In librarian/archivist nerd-speak, Boss explained, there’s “migration,” and then there’s “emulation.” “Migration” is the traditional stuff we might associate with libraries: digitizing print materials, digitizing microfilms, moving VHS to DVDs and then DVDs to Blu-Ray and then Blu-ray to streaming media. That process doesn’t make sense for digital “objects” like news apps that are dependent on many different types of software, and therefore have too many moving parts to migrate. What if, a hundred years out, we’re not even browsing the internet on computers, or at least not the computers we’re familiar with now? What’s needed is a way to capture a data journalism project from the server side and then “emulate” that whole environment on whatever future device is being used to view the project.

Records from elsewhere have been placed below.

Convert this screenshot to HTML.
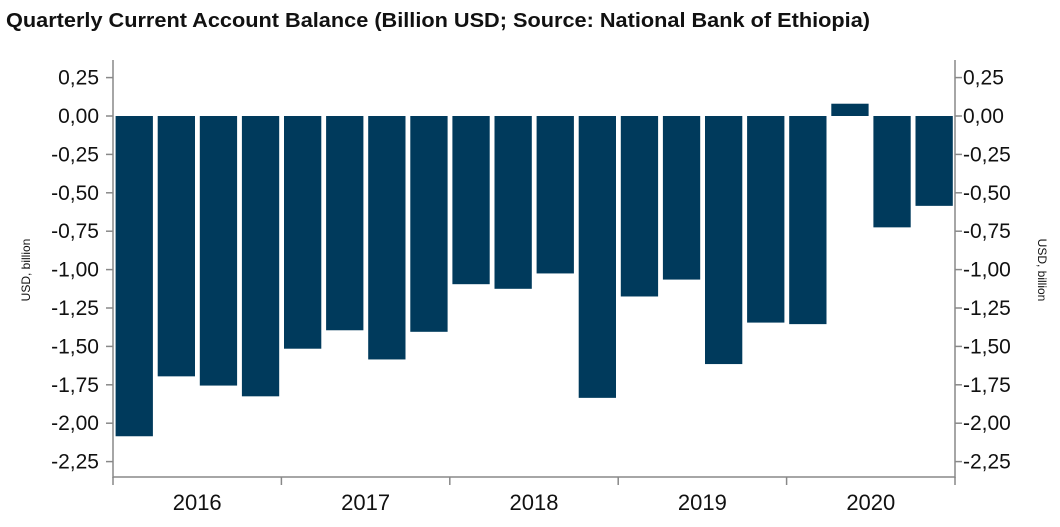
<!DOCTYPE html>
<html><head><style>
body{margin:0;background:#fff;}
svg{display:block;font-family:"Liberation Sans",Arial,sans-serif;}
</style></head><body>
<svg width="1060" height="527" viewBox="0 0 1060 527">
<text x="6" y="27" font-size="20" font-weight="bold" fill="#111" textLength="864" lengthAdjust="spacingAndGlyphs">Quarterly Current Account Balance (Billion USD; Source: National Bank of Ethiopia)</text>
<g id="bars" fill="#003a5c"></g>
<g stroke="#888" stroke-width="1.5" fill="none">
<line x1="113" y1="60" x2="113" y2="478"/>
<line x1="955" y1="60" x2="955" y2="478"/>
<line x1="113" y1="477" x2="955" y2="477"/>
</g>
<g id="ticks" stroke="#888" stroke-width="1.5"></g>
<g id="lbl" font-size="21" fill="#111"></g>
<text transform="translate(30,270) rotate(-90)" font-size="12" text-anchor="middle" fill="#111">USD, billion</text>
<text transform="translate(1038,270) rotate(90)" font-size="12" text-anchor="middle" fill="#111">USD, billion</text>
<script>
var ns="http://www.w3.org/2000/svg";
function el(p,t,a,txt){var e=document.createElementNS(ns,t);for(var k in a)e.setAttribute(k,a[k]);if(txt)e.textContent=txt;document.getElementById(p).appendChild(e);}
var v=[-2.085,-1.695,-1.755,-1.825,-1.515,-1.395,-1.585,-1.405,-1.095,-1.125,-1.025,-1.835,-1.175,-1.065,-1.615,-1.345,-1.355,0.08,-0.725,-0.585];
var y0=116,s=153.6,slot=42.1;
v.forEach(function(d,i){var x=113+i*slot+2.6;var y=d<0?y0:y0-d*s;el("bars","rect",{x:x,y:y,width:37.3,height:Math.abs(d)*s});});
for(var i=0;i<=10;i++){var val=0.25-i*0.25;var y=y0-val*s;
var t=val.toFixed(2).replace(".",",");if(Math.abs(val)<1e-9)t="0,00";
el("ticks","line",{x1:106,y1:y,x2:113,y2:y});el("ticks","line",{x1:955,y1:y,x2:962,y2:y});
el("lbl","text",{x:99,y:y+7,"text-anchor":"end"},t);el("lbl","text",{x:963,y:y+7},t);}
var yrs=["2016","2017","2018","2019","2020"];
for(var j=0;j<=5;j++){var x=113+j*4*slot;el("ticks","line",{x1:x,y1:477,x2:x,y2:485});
if(j<5)el("lbl","text",{x:x+2*slot,y:510,"text-anchor":"middle","font-size":"22"},yrs[j]);}
</script>
</svg>
</body></html>
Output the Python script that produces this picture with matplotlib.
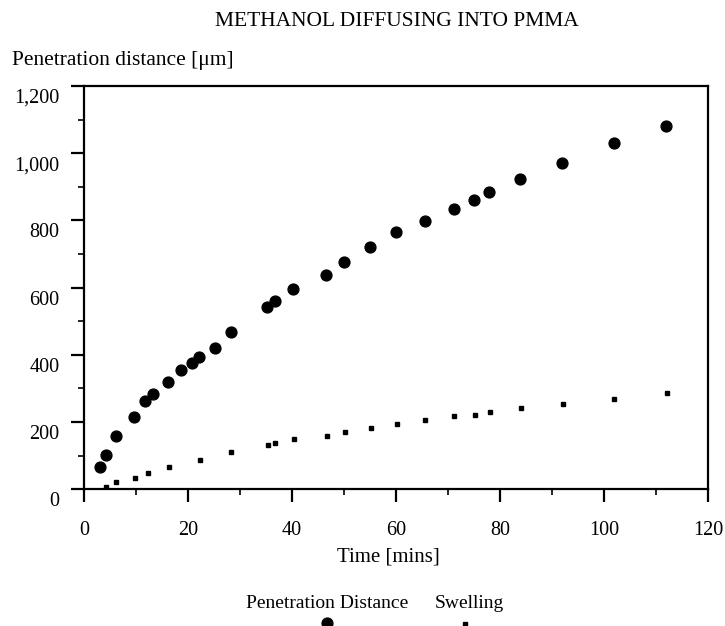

“We’re borrowing best practices from other fields, though there are also issues unique to data journalism,” Broussard said. She pointed to efforts in the scientific community like ReproZip, which can help with reproducing and archiving digital scientific experiments, and the similar challenges facing the contemporary art conservation around how to archive something like an interactive video installation or a piece of performance art.
“I like to talk about it as reading today’s news on tomorrow’s computer,” she said.